• Set problem
In the listing below, locate the line that contains "Recreate this image" and the line that contains "return 10 **". Restate word for word those two lines and every line between them, and nothing else.

:: Exercise inputs ::

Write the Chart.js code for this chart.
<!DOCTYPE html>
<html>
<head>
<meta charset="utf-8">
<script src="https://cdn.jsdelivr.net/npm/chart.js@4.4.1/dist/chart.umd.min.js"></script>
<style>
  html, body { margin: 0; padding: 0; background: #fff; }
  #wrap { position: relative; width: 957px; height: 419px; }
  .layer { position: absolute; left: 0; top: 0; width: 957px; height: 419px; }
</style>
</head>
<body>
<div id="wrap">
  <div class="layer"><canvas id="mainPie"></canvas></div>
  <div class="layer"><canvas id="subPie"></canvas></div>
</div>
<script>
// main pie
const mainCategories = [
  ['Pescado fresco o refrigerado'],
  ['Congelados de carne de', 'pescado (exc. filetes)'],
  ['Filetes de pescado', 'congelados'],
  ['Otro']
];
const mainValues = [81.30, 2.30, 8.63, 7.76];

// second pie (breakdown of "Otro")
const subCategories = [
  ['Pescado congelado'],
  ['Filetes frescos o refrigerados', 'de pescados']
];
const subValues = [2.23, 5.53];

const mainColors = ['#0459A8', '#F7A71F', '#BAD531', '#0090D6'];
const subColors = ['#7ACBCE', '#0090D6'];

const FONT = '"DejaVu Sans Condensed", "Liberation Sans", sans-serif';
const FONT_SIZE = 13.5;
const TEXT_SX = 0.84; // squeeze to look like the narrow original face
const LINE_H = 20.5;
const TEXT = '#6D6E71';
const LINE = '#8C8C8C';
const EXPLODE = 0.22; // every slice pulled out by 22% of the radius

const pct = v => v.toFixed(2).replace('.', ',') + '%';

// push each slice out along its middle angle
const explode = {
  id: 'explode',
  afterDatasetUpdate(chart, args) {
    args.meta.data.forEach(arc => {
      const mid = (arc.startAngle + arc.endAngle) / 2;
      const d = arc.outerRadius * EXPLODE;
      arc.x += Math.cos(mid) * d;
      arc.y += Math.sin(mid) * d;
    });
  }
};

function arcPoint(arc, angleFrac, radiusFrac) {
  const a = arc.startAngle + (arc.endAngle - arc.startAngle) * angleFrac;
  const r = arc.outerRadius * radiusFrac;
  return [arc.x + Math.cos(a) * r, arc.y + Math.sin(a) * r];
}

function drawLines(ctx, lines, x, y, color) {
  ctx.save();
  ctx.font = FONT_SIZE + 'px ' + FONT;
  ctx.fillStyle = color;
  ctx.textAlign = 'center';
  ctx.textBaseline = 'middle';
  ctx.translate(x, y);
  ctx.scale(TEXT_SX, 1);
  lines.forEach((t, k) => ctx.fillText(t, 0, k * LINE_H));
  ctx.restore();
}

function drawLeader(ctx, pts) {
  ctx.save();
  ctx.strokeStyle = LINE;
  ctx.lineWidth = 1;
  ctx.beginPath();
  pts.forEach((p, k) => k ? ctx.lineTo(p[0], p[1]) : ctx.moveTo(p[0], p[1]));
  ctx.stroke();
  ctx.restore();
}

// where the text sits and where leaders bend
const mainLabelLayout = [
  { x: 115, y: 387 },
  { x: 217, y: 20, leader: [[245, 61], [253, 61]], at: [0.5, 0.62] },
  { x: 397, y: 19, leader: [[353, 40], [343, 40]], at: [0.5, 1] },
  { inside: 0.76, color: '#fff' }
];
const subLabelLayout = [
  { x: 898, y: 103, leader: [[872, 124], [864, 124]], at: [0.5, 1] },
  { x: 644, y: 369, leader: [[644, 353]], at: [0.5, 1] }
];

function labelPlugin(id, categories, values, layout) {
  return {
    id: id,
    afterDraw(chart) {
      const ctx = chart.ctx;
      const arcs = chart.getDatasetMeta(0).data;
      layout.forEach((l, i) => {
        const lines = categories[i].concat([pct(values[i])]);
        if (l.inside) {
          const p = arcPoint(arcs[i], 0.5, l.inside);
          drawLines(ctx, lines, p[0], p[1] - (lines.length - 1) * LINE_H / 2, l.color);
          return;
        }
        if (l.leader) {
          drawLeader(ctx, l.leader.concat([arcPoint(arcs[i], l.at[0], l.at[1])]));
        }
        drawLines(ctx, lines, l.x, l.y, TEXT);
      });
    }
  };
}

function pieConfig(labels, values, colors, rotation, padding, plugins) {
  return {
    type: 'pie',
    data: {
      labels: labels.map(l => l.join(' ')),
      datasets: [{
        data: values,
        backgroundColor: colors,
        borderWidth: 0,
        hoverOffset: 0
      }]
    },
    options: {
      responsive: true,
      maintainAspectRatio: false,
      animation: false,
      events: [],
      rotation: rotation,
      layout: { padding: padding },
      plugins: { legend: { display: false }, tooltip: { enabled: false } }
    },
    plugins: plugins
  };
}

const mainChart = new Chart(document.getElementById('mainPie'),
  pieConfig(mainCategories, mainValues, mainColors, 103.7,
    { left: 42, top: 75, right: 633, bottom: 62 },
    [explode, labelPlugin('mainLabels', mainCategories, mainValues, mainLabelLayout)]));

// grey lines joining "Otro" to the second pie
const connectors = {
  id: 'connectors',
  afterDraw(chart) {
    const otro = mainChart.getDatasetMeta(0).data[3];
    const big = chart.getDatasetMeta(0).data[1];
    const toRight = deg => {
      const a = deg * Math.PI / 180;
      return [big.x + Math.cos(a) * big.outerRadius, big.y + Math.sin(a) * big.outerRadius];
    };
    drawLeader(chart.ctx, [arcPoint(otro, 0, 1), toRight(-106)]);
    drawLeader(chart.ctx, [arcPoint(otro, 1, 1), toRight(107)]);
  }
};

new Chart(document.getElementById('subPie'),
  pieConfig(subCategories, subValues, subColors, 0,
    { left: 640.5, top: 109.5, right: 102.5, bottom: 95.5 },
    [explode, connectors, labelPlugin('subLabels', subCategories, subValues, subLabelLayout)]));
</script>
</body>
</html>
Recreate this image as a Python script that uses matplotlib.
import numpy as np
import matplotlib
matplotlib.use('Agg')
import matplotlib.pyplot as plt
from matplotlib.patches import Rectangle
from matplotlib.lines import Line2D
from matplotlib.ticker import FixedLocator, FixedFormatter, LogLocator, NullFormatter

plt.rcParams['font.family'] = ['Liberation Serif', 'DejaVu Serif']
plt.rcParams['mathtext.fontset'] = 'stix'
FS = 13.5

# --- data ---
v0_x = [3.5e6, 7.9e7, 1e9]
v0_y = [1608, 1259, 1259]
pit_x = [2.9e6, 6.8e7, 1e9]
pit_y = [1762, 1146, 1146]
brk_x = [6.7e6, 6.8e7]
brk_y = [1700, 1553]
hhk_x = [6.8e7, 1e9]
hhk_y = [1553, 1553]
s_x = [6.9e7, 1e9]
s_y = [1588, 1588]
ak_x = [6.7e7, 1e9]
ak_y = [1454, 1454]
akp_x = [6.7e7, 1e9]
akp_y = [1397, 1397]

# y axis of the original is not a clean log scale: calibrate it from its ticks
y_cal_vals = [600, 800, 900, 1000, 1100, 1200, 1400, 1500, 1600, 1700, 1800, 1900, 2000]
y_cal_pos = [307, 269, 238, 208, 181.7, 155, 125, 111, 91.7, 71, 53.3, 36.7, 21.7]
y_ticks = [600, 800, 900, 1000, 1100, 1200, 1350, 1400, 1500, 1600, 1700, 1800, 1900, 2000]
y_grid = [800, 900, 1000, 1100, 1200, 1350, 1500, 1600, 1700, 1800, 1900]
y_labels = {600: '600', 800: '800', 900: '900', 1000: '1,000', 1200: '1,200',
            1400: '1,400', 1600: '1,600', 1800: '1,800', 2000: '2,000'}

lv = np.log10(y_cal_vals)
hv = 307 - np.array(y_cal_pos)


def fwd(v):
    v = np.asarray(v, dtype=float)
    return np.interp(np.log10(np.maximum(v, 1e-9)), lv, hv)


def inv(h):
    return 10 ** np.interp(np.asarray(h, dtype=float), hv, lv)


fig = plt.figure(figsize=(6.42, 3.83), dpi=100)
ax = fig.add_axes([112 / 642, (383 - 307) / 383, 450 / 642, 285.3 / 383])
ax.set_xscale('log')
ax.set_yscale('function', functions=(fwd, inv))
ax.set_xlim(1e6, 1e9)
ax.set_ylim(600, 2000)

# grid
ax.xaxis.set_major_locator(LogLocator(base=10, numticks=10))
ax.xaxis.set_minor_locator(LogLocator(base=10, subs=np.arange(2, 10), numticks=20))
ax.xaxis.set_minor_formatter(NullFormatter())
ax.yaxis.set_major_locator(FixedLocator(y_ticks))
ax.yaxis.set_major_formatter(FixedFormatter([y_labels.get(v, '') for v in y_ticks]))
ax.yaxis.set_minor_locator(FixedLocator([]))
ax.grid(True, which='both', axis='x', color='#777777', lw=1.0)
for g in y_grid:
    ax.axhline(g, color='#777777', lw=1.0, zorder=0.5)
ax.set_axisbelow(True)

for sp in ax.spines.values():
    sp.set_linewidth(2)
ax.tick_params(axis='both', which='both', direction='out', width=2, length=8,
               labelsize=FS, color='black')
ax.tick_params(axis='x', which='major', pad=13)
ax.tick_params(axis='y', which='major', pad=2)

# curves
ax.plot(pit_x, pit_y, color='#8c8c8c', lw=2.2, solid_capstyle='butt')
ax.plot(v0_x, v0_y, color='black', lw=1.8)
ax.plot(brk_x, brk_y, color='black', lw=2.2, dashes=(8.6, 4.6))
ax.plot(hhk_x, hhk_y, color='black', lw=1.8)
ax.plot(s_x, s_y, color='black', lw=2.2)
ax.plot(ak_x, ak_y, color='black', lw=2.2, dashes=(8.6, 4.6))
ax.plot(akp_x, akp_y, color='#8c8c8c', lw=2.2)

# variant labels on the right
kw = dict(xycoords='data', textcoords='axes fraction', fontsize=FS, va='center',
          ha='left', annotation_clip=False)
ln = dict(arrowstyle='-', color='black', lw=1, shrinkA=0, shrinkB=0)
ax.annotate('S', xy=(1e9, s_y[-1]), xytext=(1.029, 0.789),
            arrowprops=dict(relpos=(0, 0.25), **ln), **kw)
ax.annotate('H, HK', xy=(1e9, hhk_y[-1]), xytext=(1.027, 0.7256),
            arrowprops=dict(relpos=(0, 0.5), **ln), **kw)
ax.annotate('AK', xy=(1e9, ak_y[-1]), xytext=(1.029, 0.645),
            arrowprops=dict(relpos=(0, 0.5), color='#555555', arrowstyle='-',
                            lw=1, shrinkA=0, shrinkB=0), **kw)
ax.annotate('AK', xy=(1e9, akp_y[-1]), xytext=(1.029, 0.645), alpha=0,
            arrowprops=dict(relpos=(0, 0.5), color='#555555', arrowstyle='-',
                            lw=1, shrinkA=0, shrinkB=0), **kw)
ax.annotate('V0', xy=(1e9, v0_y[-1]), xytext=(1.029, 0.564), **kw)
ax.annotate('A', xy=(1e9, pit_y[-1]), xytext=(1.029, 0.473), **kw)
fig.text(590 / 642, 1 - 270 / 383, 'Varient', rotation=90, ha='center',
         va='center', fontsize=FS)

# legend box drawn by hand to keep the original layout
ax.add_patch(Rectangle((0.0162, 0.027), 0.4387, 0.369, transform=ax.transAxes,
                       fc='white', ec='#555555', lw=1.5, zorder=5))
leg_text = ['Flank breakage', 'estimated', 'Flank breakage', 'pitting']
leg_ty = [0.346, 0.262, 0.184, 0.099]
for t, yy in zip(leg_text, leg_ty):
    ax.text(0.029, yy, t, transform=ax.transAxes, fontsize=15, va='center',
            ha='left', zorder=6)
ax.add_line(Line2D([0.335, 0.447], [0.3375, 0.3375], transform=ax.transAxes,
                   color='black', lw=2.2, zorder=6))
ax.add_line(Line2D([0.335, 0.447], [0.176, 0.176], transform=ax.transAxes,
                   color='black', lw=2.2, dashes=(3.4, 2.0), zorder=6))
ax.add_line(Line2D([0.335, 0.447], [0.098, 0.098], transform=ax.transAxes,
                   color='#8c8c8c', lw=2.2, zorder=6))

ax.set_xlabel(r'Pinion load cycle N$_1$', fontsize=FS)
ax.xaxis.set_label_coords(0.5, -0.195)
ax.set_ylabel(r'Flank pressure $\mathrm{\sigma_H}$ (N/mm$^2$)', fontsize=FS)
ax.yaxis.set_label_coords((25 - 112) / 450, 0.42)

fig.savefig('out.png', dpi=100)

:::

• Response to the exercise
Recreate this image as a Python script that uses matplotlib.
import numpy as np
import matplotlib
matplotlib.use('Agg')
import matplotlib.pyplot as plt
from matplotlib.patches import Rectangle
from matplotlib.lines import Line2D
from matplotlib.ticker import FixedLocator, FixedFormatter, LogLocator, NullFormatter

plt.rcParams['font.family'] = ['Liberation Serif', 'DejaVu Serif']
plt.rcParams['mathtext.fontset'] = 'stix'
FS = 13.5

# --- data ---
v0_x = [3.5e6, 7.9e7, 1e9]
v0_y = [1608, 1259, 1259]
pit_x = [2.9e6, 6.8e7, 1e9]
pit_y = [1762, 1146, 1146]
brk_x = [6.7e6, 6.8e7]
brk_y = [1700, 1553]
hhk_x = [6.8e7, 1e9]
hhk_y = [1553, 1553]
s_x = [6.9e7, 1e9]
s_y = [1588, 1588]
ak_x = [6.7e7, 1e9]
ak_y = [1454, 1454]
akp_x = [6.7e7, 1e9]
akp_y = [1397, 1397]

# y axis of the original is not a clean log scale: calibrate it from its ticks
y_cal_vals = [600, 800, 900, 1000, 1100, 1200, 1400, 1500, 1600, 1700, 1800, 1900, 2000]
y_cal_pos = [307, 269, 238, 208, 181.7, 155, 125, 111, 91.7, 71, 53.3, 36.7, 21.7]
y_ticks = [600, 800, 900, 1000, 1100, 1200, 1350, 1400, 1500, 1600, 1700, 1800, 1900, 2000]
y_grid = [800, 900, 1000, 1100, 1200, 1350, 1500, 1600, 1700, 1800, 1900]
y_labels = {600: '600', 800: '800', 900: '900', 1000: '1,000', 1200: '1,200',
            1400: '1,400', 1600: '1,600', 1800: '1,800', 2000: '2,000'}

lv = np.log10(y_cal_vals)
hv = 307 - np.array(y_cal_pos)


def fwd(v):
    v = np.asarray(v, dtype=float)
    return np.interp(np.log10(np.maximum(v, 1e-9)), lv, hv)


def inv(h):
    return 10 ** np.interp(np.asarray(h, dtype=float), hv, lv)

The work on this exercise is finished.